Excerpted data:

▬▬▬▬▬▬

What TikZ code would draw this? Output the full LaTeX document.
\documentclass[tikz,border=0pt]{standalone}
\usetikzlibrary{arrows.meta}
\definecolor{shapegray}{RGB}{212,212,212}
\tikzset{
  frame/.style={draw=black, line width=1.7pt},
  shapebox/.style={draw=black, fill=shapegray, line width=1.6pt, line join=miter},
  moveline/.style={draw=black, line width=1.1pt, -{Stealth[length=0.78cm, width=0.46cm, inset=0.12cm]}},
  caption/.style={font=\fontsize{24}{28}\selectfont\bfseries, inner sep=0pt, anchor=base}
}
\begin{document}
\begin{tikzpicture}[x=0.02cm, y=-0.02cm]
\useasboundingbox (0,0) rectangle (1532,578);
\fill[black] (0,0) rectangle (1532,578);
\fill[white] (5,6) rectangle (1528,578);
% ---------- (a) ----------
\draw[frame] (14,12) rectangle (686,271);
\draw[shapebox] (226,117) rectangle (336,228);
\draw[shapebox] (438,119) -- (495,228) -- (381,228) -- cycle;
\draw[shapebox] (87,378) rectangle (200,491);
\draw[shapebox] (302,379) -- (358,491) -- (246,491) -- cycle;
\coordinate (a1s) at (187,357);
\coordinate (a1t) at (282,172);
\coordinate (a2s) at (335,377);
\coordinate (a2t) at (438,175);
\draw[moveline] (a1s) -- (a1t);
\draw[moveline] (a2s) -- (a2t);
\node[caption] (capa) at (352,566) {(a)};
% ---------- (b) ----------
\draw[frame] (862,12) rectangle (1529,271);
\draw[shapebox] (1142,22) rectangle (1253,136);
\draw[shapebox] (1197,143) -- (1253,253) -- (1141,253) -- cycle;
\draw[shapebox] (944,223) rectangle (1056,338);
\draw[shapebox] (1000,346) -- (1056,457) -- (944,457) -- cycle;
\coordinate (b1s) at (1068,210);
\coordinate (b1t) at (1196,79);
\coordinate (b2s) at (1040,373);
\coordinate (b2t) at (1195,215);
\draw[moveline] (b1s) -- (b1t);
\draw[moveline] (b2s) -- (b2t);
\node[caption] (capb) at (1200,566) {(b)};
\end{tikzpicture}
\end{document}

▬▬▬▬▬▬

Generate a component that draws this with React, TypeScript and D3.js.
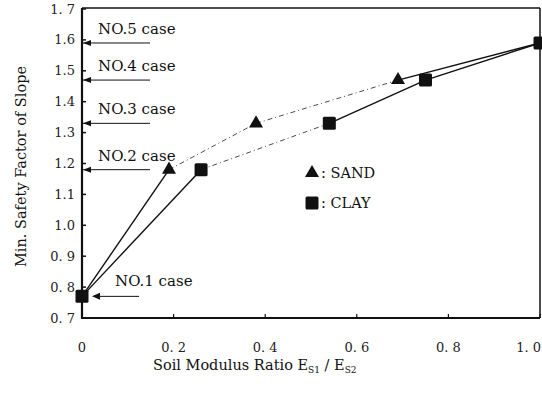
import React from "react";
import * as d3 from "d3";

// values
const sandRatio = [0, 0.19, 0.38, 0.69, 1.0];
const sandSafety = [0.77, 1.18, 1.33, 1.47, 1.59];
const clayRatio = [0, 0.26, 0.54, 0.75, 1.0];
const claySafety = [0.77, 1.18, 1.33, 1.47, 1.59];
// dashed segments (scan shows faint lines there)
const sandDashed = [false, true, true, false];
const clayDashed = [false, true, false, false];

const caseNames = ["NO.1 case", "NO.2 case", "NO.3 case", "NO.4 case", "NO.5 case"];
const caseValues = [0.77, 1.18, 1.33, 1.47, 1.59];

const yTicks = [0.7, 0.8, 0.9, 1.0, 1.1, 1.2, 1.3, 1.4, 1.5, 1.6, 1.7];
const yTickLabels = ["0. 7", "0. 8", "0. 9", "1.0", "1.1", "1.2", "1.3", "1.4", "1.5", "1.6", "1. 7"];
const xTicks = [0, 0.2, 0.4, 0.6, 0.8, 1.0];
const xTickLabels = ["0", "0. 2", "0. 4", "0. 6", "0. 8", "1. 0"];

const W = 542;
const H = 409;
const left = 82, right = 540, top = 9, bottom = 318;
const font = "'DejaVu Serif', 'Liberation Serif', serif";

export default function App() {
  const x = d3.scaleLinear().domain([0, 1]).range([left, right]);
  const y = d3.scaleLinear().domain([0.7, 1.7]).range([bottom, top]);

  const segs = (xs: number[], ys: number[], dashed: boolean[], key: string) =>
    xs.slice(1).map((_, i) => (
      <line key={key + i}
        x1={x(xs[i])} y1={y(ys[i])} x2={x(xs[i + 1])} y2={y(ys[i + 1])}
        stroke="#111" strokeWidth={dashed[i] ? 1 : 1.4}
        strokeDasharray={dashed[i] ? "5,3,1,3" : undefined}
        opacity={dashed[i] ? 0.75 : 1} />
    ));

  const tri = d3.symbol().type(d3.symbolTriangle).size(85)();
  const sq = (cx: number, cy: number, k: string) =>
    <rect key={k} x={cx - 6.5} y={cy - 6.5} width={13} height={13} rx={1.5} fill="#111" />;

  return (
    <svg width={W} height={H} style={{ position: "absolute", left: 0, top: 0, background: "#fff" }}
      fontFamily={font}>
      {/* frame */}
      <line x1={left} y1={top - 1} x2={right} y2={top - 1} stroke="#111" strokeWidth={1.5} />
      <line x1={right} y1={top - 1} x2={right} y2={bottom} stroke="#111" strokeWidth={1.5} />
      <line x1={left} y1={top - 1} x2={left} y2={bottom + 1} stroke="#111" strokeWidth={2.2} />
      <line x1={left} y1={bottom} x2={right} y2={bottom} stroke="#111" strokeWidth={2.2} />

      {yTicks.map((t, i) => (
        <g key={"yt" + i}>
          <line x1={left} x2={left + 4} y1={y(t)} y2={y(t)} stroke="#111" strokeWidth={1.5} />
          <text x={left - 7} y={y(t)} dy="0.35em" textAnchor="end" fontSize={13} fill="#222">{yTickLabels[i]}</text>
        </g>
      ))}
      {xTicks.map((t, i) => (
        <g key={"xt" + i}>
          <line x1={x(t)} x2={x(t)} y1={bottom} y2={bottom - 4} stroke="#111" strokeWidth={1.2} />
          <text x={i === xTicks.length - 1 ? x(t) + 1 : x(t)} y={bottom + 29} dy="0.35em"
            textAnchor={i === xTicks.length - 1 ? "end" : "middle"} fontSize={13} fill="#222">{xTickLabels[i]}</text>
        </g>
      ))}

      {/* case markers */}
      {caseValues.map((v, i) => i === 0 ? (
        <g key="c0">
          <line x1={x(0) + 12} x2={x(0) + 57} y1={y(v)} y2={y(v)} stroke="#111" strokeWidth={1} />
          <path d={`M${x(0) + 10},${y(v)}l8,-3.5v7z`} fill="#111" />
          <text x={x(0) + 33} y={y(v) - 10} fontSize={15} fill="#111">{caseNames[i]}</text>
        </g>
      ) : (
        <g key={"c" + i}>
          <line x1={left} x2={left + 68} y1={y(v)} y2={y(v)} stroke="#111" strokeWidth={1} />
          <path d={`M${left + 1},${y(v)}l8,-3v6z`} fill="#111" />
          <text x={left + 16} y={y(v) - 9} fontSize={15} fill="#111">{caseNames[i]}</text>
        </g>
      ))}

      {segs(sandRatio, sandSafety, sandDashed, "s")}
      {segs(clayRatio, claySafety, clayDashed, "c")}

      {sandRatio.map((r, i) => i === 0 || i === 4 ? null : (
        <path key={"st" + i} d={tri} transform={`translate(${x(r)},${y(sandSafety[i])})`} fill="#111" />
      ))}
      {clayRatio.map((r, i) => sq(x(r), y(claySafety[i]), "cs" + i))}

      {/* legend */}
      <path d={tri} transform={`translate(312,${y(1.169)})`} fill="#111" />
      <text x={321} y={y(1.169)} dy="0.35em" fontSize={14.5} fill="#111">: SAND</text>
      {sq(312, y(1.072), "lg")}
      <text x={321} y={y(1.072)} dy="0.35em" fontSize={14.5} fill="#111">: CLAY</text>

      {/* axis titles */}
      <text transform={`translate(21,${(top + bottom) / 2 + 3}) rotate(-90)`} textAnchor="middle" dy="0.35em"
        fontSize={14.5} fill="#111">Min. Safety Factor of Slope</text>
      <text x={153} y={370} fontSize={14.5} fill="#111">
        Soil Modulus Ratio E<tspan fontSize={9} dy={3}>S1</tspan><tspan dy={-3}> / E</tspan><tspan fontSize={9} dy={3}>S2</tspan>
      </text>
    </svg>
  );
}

▬▬▬▬▬▬

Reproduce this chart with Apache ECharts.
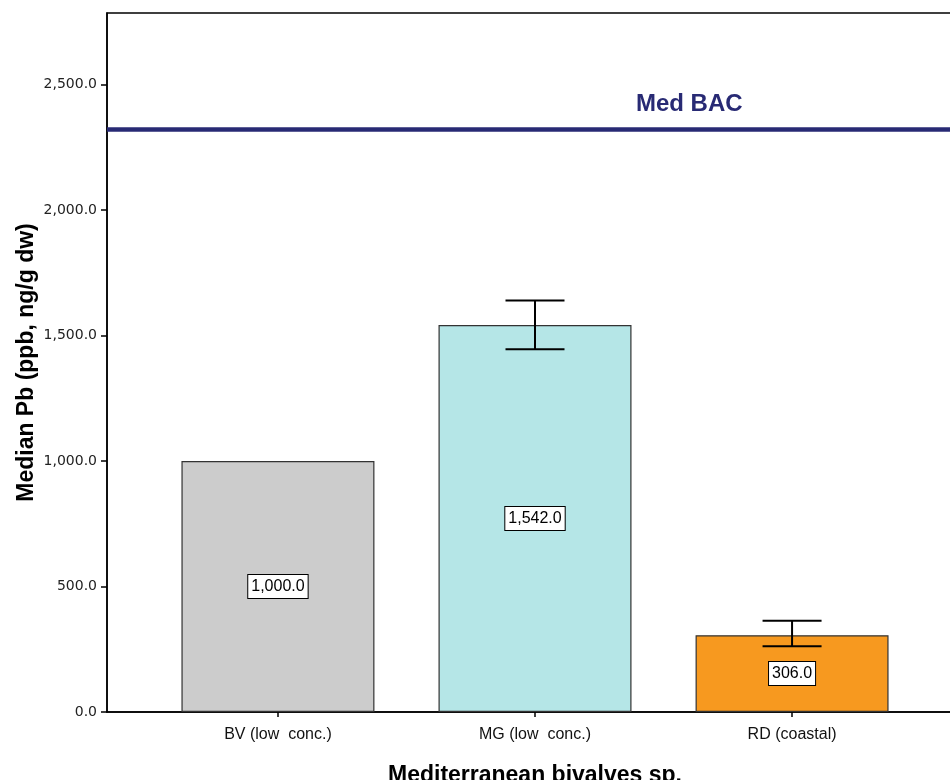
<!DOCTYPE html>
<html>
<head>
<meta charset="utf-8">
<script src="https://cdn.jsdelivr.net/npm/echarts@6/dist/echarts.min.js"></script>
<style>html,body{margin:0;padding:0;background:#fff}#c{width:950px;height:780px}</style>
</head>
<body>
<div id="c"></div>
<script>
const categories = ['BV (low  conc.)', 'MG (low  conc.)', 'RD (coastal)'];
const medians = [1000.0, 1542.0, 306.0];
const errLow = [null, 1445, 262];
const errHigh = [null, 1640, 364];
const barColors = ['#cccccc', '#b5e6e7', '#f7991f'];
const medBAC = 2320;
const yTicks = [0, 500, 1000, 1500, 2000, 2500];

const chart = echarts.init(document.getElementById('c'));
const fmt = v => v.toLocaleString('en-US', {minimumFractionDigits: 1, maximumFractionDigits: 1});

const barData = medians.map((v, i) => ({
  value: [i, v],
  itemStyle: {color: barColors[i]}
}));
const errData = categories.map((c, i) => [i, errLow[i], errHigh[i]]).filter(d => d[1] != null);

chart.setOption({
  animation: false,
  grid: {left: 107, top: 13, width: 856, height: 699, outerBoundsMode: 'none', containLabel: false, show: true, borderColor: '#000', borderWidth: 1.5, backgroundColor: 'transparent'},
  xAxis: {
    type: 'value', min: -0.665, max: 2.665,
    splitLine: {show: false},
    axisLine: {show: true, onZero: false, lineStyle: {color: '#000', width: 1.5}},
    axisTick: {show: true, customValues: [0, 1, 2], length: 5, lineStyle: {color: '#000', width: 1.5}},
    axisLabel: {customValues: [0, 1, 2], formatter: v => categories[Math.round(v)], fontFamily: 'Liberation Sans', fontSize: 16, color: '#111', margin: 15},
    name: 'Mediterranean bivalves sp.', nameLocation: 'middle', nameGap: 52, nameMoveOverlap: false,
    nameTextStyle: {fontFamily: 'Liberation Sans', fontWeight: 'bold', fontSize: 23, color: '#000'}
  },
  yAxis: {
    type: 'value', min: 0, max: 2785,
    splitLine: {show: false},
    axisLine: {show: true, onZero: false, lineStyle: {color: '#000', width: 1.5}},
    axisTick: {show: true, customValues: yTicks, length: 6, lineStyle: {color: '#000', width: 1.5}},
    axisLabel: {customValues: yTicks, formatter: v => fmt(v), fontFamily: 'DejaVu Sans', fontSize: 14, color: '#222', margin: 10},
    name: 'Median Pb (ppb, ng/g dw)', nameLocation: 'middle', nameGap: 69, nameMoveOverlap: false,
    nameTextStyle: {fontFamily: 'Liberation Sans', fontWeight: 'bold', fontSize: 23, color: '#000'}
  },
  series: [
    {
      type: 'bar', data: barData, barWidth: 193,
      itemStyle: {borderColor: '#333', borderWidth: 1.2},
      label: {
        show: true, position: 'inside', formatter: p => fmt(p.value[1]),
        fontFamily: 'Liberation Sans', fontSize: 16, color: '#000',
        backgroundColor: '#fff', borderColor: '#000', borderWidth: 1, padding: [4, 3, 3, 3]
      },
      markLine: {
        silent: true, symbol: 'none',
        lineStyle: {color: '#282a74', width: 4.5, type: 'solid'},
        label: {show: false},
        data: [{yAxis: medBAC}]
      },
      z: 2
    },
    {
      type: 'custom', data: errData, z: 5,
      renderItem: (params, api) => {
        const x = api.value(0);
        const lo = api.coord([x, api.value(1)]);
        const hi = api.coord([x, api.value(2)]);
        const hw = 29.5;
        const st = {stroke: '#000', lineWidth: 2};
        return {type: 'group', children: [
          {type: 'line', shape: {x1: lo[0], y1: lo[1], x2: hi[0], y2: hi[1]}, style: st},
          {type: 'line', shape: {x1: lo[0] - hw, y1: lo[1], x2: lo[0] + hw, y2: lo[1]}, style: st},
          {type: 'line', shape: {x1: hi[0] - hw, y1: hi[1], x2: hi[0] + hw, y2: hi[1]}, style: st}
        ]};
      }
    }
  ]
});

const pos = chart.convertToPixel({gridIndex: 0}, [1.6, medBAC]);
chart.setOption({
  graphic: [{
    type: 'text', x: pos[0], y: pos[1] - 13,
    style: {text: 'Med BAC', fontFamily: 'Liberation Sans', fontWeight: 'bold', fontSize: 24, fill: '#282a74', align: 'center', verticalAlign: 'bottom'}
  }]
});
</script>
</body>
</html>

▬▬▬▬▬▬

Task: Reproduce the data above exactly, but only from the line containing "Reproduce this chart with Apache ECharts." through the line containing "const yTicks = [0, 500, 1000, 1500, 2000, 2500];"; skip the pictures.

Worked answer:
Reproduce this chart with Apache ECharts.
<!DOCTYPE html>
<html>
<head>
<meta charset="utf-8">
<script src="https://cdn.jsdelivr.net/npm/echarts@6/dist/echarts.min.js"></script>
<style>html,body{margin:0;padding:0;background:#fff}#c{width:950px;height:780px}</style>
</head>
<body>
<div id="c"></div>
<script>
const categories = ['BV (low  conc.)', 'MG (low  conc.)', 'RD (coastal)'];
const medians = [1000.0, 1542.0, 306.0];
const errLow = [null, 1445, 262];
const errHigh = [null, 1640, 364];
const barColors = ['#cccccc', '#b5e6e7', '#f7991f'];
const medBAC = 2320;
const yTicks = [0, 500, 1000, 1500, 2000, 2500];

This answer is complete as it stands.